Based on the true crime reportage "The House on Zapote Street" penned by Nick Joaquin, Mike De Leon's Kisapmata, beautifully restored in 4K by L'Immagine Ritrovata, is a stunning example of psychological horror; a film that meticulously tighten the noose around its characters' neck until the outcome feels inevitable — culminating in a brutal, unflinching portrait of the horrors of patriarchy at its most pathological. Voted the 3rd Best Filipino Film Of All Time by the Pinoy Rebyu (SFFR), it stands as one of Mike De Leon's most unsettling and politically resonant films.

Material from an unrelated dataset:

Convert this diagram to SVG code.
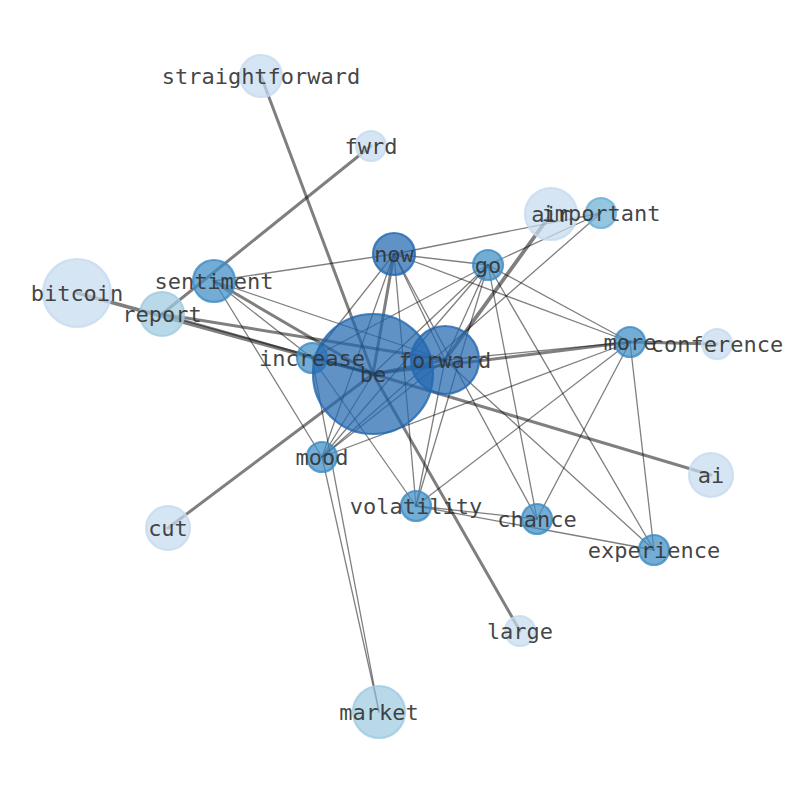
<svg xmlns="http://www.w3.org/2000/svg" width="794" height="790" viewBox="0 0 794 790">
<style>
.e{stroke:#000;stroke-opacity:.5;stroke-linecap:round;fill:none}
.t{stroke-width:1.3}
.w2{stroke-width:2.2}
.w3{stroke-width:3}
.w4{stroke-width:3.8}
.n circle{stroke-width:2.2;fill-opacity:.72;stroke-opacity:.8}
.c0 circle{fill:#c6dbef;stroke:#c6dbef}
.c1 circle{fill:#9ecae1;stroke:#9ecae1}
.c2 circle{fill:#6baed6;stroke:#6baed6}
.c3 circle{fill:#3d8cc4;stroke:#3d8cc4}
.c4 circle{fill:#2268b0;stroke:#2268b0}
text{font-family:"DejaVu Sans Mono","Liberation Mono",monospace;font-size:22px;fill:#333;fill-opacity:.92;text-anchor:middle;dominant-baseline:central}
</style>
<rect width="794" height="790" fill="#fff"/>
<g id="edges">
<line class="e w3" x1="261" y1="76" x2="373" y2="374"/>
<line class="e w3" x1="373" y1="374" x2="520" y2="631"/>
<line class="e w3" x1="162" y1="314" x2="371" y2="146"/>
<line class="e w4" x1="77" y1="293" x2="373" y2="374"/>
<line class="e w3" x1="162" y1="314" x2="445" y2="360"/>
<line class="e w2" x1="162" y1="314" x2="373" y2="374"/>
<line class="e w4" x1="551" y1="214" x2="445" y2="360"/>
<line class="e w3" x1="168" y1="528" x2="373" y2="374"/>
<line class="e w3" x1="373" y1="374" x2="630" y2="342"/>
<line class="e w3" x1="630" y1="342" x2="717" y2="344"/>
<line class="e w3" x1="373" y1="374" x2="711" y2="475"/>
<line class="e w3" x1="394" y1="254" x2="373" y2="374"/>
<line class="e w3" x1="214" y1="281" x2="373" y2="374"/>
<line class="e w3" x1="373" y1="374" x2="445" y2="360"/>
<line class="e w2" x1="312" y1="358" x2="373" y2="374"/>
<line class="e t" x1="394" y1="254" x2="214" y2="281"/>
<line class="e t" x1="394" y1="254" x2="601" y2="213"/>
<line class="e t" x1="394" y1="254" x2="488" y2="265"/>
<line class="e t" x1="394" y1="254" x2="630" y2="342"/>
<line class="e t" x1="394" y1="254" x2="537" y2="519"/>
<line class="e t" x1="394" y1="254" x2="312" y2="358"/>
<line class="e t" x1="394" y1="254" x2="322" y2="457"/>
<line class="e t" x1="394" y1="254" x2="416" y2="506"/>
<line class="e t" x1="394" y1="254" x2="445" y2="360"/>
<line class="e t" x1="488" y1="265" x2="601" y2="213"/>
<line class="e t" x1="488" y1="265" x2="630" y2="342"/>
<line class="e t" x1="488" y1="265" x2="537" y2="519"/>
<line class="e t" x1="488" y1="265" x2="654" y2="550"/>
<line class="e t" x1="488" y1="265" x2="416" y2="506"/>
<line class="e t" x1="488" y1="265" x2="322" y2="457"/>
<line class="e t" x1="488" y1="265" x2="373" y2="374"/>
<line class="e t" x1="488" y1="265" x2="445" y2="360"/>
<line class="e t" x1="488" y1="265" x2="312" y2="358"/>
<line class="e t" x1="214" y1="281" x2="445" y2="360"/>
<line class="e t" x1="214" y1="281" x2="312" y2="358"/>
<line class="e t" x1="214" y1="281" x2="322" y2="457"/>
<line class="e t" x1="312" y1="358" x2="416" y2="506"/>
<line class="e t" x1="312" y1="358" x2="379" y2="712"/>
<line class="e t" x1="322" y1="457" x2="379" y2="712"/>
<line class="e t" x1="322" y1="457" x2="601" y2="213"/>
<line class="e t" x1="322" y1="457" x2="445" y2="360"/>
<line class="e t" x1="322" y1="457" x2="373" y2="374"/>
<line class="e t" x1="322" y1="457" x2="630" y2="342"/>
<line class="e t" x1="416" y1="506" x2="630" y2="342"/>
<line class="e t" x1="416" y1="506" x2="537" y2="519"/>
<line class="e t" x1="416" y1="506" x2="654" y2="550"/>
<line class="e t" x1="537" y1="519" x2="630" y2="342"/>
<line class="e t" x1="654" y1="550" x2="630" y2="342"/>
<line class="e t" x1="445" y1="360" x2="654" y2="550"/>
<line class="e t" x1="445" y1="360" x2="630" y2="342"/>
<line class="e t" x1="445" y1="360" x2="416" y2="506"/>
</g>
<g id="n-straightforward" class="n c0"><circle cx="261" cy="76" r="21"/></g>
<g id="n-fwrd" class="n c0"><circle cx="371" cy="146" r="15"/></g>
<g id="n-air" class="n c0"><circle cx="551" cy="214" r="26"/></g>
<g id="n-important" class="n c2"><circle cx="601" cy="213" r="15"/></g>
<g id="n-bitcoin" class="n c0"><circle cx="77" cy="293" r="34"/></g>
<g id="n-report" class="n c1"><circle cx="162" cy="314" r="22"/></g>
<g id="n-sentiment" class="n c3"><circle cx="214" cy="281" r="21"/></g>
<g id="n-now" class="n c4"><circle cx="394" cy="254" r="21"/></g>
<g id="n-go" class="n c3"><circle cx="488" cy="265" r="15"/></g>
<g id="n-increase" class="n c3"><circle cx="312" cy="358" r="15"/></g>
<g id="n-be" class="n c4"><circle cx="373" cy="374" r="60"/></g>
<g id="n-forward" class="n c4"><circle cx="445" cy="360" r="34"/></g>
<g id="n-more" class="n c3"><circle cx="630" cy="342" r="15"/></g>
<g id="n-conference" class="n c0"><circle cx="717" cy="344" r="15"/></g>
<g id="n-mood" class="n c3"><circle cx="322" cy="457" r="15"/></g>
<g id="n-volatility" class="n c3"><circle cx="416" cy="506" r="15"/></g>
<g id="n-chance" class="n c3"><circle cx="537" cy="519" r="15"/></g>
<g id="n-experience" class="n c3"><circle cx="654" cy="550" r="15"/></g>
<g id="n-ai" class="n c0"><circle cx="711" cy="475" r="22"/></g>
<g id="n-cut" class="n c0"><circle cx="168" cy="528" r="22"/></g>
<g id="n-large" class="n c0"><circle cx="520" cy="631" r="15"/></g>
<g id="n-market" class="n c1"><circle cx="379" cy="712" r="26"/></g>
<g id="labels">
<text x="261" y="76">straightforward</text>
<text x="371" y="146">fwrd</text>
<text x="551" y="214">air</text>
<text x="601" y="213">important</text>
<text x="77" y="293">bitcoin</text>
<text x="162" y="314">report</text>
<text x="214" y="281">sentiment</text>
<text x="394" y="254">now</text>
<text x="488" y="265">go</text>
<text x="312" y="358">increase</text>
<text x="373" y="374">be</text>
<text x="445" y="360">forward</text>
<text x="630" y="342">more</text>
<text x="717" y="344">conference</text>
<text x="322" y="457">mood</text>
<text x="416" y="506">volatility</text>
<text x="537" y="519">chance</text>
<text x="654" y="550">experience</text>
<text x="711" y="475">ai</text>
<text x="168" y="528">cut</text>
<text x="520" y="631">large</text>
<text x="379" y="712">market</text>
</g>
</svg>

                                   

        
About the filmmakers
            

Mike De Leon, the producer and cinematographer of Lino Brocka’s haunting masterpiece Manila in the Claws of Light (1975), is one of Filipino cinema’s most fiercely political and dramatic storytellers in his own right. Inspired by this storied history of popular moviemaking in the Philippines—one he experienced firsthand as a child on the LVN studio lot—as well as by Hollywood and European cinema, De Leon’s own films mix the genres of melodrama, crime, supernatural horror, slapstick comedy, and the musical with blisteringly critical stances toward his country’s history of corruption and cronyism, state-sponsored violence, feudalist exploitation, and populist machismo: the festering legacies of the nation’s colonial past made even more purulent by the dictatorships of Ferdinand Marcos and Rodrigo Duterte.